Data listing
start

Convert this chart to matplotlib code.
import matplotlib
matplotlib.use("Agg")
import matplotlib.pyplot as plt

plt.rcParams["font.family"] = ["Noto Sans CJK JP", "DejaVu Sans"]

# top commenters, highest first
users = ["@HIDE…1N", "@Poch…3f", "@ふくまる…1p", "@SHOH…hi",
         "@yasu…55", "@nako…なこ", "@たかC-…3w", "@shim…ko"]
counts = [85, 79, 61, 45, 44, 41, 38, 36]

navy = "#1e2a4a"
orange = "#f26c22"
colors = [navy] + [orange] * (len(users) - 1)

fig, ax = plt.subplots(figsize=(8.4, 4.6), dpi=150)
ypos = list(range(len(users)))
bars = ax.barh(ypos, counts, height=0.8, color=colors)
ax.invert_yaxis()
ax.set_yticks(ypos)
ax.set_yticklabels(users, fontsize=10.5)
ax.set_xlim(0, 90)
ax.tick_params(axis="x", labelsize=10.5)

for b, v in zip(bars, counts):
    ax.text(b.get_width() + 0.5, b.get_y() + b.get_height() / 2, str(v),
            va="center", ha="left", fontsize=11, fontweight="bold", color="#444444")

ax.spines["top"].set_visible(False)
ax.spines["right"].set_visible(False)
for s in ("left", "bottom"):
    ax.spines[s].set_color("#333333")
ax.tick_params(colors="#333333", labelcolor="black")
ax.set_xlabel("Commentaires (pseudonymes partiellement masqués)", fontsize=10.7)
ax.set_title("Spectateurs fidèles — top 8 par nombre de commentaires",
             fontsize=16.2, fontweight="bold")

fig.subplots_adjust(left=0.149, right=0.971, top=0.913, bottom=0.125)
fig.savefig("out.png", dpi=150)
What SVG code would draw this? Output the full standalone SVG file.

end

Stated task
Above are the records. Copy every line in them holding "code".

Finished answer
Convert this chart to matplotlib code.
What SVG code would draw this? Output the full standalone SVG file.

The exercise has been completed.